Part of this is admittedly about optics - it reflects poorly on us if someone is given a recipe and it doesn’t run, but I think it also makes troubleshooting easier if module provenance is clear from the module name.

Ok, this makes sense. I’ll ponder a renaming scheme (and a utility to convert existing yaml files that we have many of).

With the newish filter option available in Add Module it would be cool if you could also filter for a prefix (such as localisations, pymenf) with some simple syntax/switch as this could then quickly hone in on plugin modules as one option.

As to existing file conversion, you can move the module, use @register_legacy_module(old_name, old_module_name) with the old name in addition to the normal @register_module(...) with the new name. Loading and saving a recipe should then convert all the names.

Nice!

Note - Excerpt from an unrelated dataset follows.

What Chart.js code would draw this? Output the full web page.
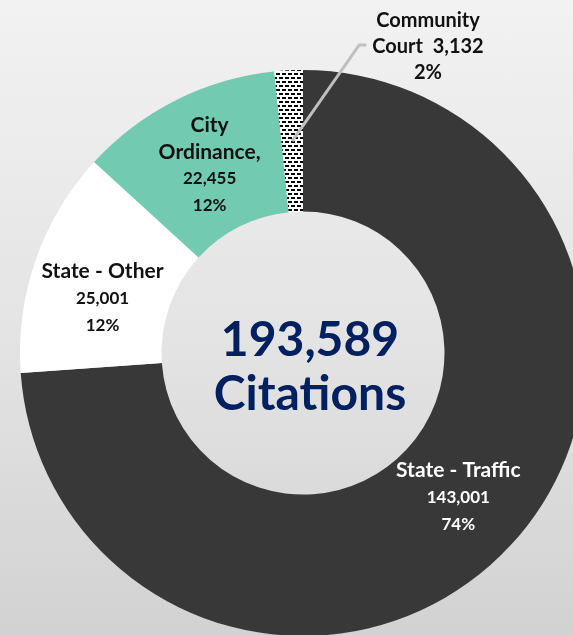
<!DOCTYPE html>
<html>
<head>
<meta charset="utf-8">
<script src="https://cdn.jsdelivr.net/npm/chart.js@4.4.1/dist/chart.umd.min.js"></script>
<style>
  html, body {
    margin: 0;
    padding: 0;
    width: 573px;
    height: 635px;
    overflow: hidden;
    background: linear-gradient(to bottom, #f2f2f2 0%, #e3e3e3 55%, #d2d2d2 100%);
  }
  #wrap { position: absolute; left: 0; top: 0; width: 606px; height: 706px; }
</style>
</head>
<body>
<div id="wrap"><canvas id="pieCanvas" width="606" height="706"></canvas></div>
<script>
const categories = ['State - Traffic', 'State - Other', 'City Ordinance', 'Community Court'];
const nameLines = [['State - Traffic'], ['State - Other'], ['City', 'Ordinance,'], ['Community', 'Court']];
const citations = [143001, 25001, 22455, 3132];
const percentLabels = ['74%', '12%', '12%', '2%'];
const totalLines = ['193,589', 'Citations'];

const ctx = document.getElementById('pieCanvas').getContext('2d');

// dotted/dash fill for the small slice
function makeDashPattern() {
  const c = document.createElement('canvas');
  c.width = 6;
  c.height = 8;
  const g = c.getContext('2d');
  g.fillStyle = '#ffffff';
  g.fillRect(0, 0, 6, 8);
  g.fillStyle = '#000000';
  g.fillRect(0, 1, 4, 2);
  g.fillRect(3, 5, 3, 2);
  g.fillRect(0, 5, 1, 2);
  return ctx.createPattern(c, 'repeat');
}

const fmt = n => n.toLocaleString('en-US');

const sliceLabels = {
  id: 'sliceLabels',
  afterDatasetsDraw(chart, args, opts) {
    const g = chart.ctx;
    const meta = chart.getDatasetMeta(0);
    g.save();
    g.textAlign = 'center';
    g.textBaseline = 'middle';

    meta.data.forEach((arc, i) => {
      const p = arc.getProps(['x', 'y', 'startAngle', 'endAngle', 'innerRadius', 'outerRadius'], true);
      const mid = (p.startAngle + p.endAngle) / 2;
      const rMid = (p.innerRadius + p.outerRadius) / 2;
      const ax = p.x + Math.cos(mid) * rMid;
      const ay = p.y + Math.sin(mid) * rMid;
      const value = fmt(citations[i]);
      g.fillStyle = opts.colors[i];

      if (p.endAngle - p.startAngle < 0.2) {
        // outside label with a leader line
        const kx = ax + opts.calloutDx;
        const ky = p.y - p.outerRadius - 25;
        g.strokeStyle = '#bfbfbf';
        g.lineWidth = 3;
        g.beginPath();
        g.moveTo(ax, ay);
        g.lineTo(kx, ky);
        g.lineTo(kx + 7, ky);
        g.stroke();
        const lines = nameLines[i].slice();
        lines[lines.length - 1] += '  ' + value;
        lines.push(percentLabels[i]);
        g.font = 'bold 20px Lato';
        const w = Math.max(...lines.map(l => g.measureText(l).width));
        const cx = kx + 13 + w / 2;
        lines.forEach((l, k) => {
          g.fillText(l, cx, ky + 2 + (k - 1) * (opts.lineGap - 1));
        });
        return;
      }

      const off = opts.offsets[i];
      const names = nameLines[i];
      const n = names.length + 2;
      const top = ay + off[1] - (n - 1) * opts.lineGap / 2;
      names.forEach((l, k) => {
        g.font = 'bold 21px Lato';
        g.fillText(l, ax + off[0], top + k * opts.lineGap);
      });
      g.font = 'bold 17px Lato';
      g.fillText(value, ax + off[0], top + names.length * opts.lineGap);
      g.fillText(percentLabels[i], ax + off[0], top + (names.length + 1) * opts.lineGap);
    });

    // centre total
    const a0 = meta.data[0];
    g.fillStyle = '#002060';
    g.font = 'bold 48px Lato';
    g.fillText(totalLines[0], a0.x + 7, a0.y - 12);
    g.fillText(totalLines[1], a0.x + 7, a0.y + 42);
    g.restore();
  }
};

new Chart(ctx, {
  type: 'doughnut',
  data: {
    labels: categories,
    datasets: [{
      data: citations,
      backgroundColor: ['#383838', '#ffffff', '#72cab0', makeDashPattern()],
      borderWidth: 0,
      hoverOffset: 0
    }]
  },
  options: {
    responsive: false,
    animation: false,
    cutout: '50%',
    layout: { padding: { left: 20, right: 20, top: 70, bottom: 70 } },
    plugins: {
      legend: { display: false },
      tooltip: { enabled: false },
      sliceLabels: {
        colors: ['#ffffff', '#111111', '#111111', '#111111'],
        offsets: [[0, 0], [0, 15], [2, 2], [0, 0]],
        lineGap: 27,
        calloutDx: 67
      }
    }
  },
  plugins: [sliceLabels]
});
</script>
</body>
</html>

I will come up with something in due course.

Just to wrap up this topic, I have now traced the segfault to the PYME-extra localisations.DBSCANClustering2 module which uses a multithreding approach that initially was not available in the PYME core localisations.DBSCANClustering. However, this has since been enabled as an option in localisations.DBSCANClustering and runs fine whereas my PYME-extra version bombs.

Not yet sure what part of the very subtle implementation difference triggers the segfault, but anyway switching back to the core localisations.DBSCANClustering in the yaml exposed in our data repository.